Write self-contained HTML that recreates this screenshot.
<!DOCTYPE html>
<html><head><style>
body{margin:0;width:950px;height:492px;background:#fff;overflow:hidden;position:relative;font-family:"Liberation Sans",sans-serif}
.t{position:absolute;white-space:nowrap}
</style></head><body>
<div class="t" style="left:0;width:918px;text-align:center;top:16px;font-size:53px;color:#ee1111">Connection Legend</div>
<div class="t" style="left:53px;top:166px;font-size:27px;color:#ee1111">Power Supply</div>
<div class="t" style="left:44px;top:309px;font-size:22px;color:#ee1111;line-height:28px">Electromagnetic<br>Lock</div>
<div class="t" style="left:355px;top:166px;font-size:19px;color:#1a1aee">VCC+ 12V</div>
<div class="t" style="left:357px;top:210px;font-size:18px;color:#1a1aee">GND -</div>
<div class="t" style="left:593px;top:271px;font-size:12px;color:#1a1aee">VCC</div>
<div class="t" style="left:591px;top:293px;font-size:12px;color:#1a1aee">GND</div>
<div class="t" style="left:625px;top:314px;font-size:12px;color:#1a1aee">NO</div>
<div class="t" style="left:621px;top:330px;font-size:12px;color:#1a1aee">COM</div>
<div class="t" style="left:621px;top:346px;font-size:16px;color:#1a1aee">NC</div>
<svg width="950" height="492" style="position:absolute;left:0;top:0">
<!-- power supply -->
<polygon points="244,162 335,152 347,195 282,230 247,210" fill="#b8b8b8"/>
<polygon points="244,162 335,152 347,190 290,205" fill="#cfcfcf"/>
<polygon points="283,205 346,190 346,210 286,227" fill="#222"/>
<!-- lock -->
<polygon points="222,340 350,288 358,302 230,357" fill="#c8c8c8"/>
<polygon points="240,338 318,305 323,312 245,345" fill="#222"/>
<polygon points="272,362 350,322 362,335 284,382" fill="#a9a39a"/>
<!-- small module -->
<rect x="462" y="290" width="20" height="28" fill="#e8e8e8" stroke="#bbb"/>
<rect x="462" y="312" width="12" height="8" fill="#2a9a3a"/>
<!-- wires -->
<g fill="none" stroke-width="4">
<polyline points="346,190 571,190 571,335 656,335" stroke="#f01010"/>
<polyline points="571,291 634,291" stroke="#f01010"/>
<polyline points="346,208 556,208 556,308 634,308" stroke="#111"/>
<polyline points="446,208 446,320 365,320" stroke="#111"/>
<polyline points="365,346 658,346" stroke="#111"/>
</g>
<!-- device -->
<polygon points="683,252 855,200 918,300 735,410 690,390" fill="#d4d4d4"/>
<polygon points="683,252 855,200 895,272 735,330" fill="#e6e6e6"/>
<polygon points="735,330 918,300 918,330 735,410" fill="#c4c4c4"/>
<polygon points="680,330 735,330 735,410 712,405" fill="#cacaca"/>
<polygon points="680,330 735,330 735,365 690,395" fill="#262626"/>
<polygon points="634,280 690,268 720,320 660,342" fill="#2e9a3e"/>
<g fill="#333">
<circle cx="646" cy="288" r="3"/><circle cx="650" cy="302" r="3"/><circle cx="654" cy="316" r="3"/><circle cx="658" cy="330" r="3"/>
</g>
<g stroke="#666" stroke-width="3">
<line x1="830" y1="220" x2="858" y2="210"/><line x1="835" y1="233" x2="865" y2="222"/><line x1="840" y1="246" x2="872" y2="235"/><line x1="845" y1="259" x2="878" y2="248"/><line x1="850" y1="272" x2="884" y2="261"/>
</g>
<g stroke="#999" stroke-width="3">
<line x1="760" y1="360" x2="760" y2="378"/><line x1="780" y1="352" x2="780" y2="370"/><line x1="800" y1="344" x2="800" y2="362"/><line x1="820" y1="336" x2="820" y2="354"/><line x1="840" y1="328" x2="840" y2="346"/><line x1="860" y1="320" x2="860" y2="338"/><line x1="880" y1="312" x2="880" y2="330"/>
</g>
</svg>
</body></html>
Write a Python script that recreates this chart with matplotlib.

------

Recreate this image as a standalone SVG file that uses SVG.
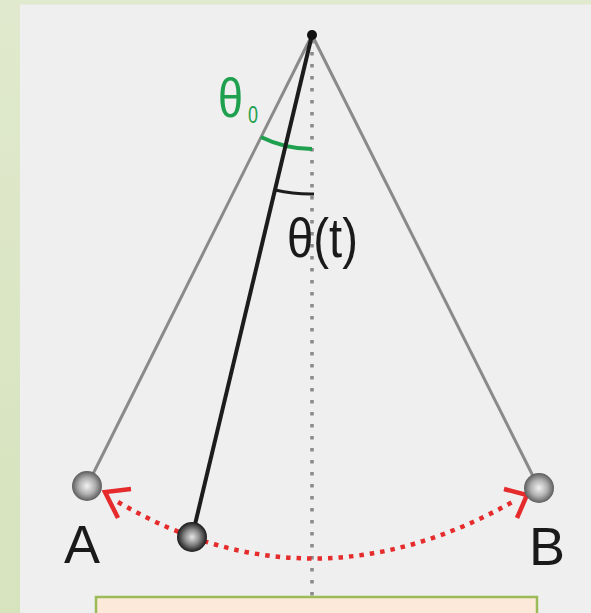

------

### Work required
Go through the material line by line. Show each line that contains the string "recreates".

### Final result
Write self-contained HTML that recreates this screenshot.
Write a Python script that recreates this chart with matplotlib.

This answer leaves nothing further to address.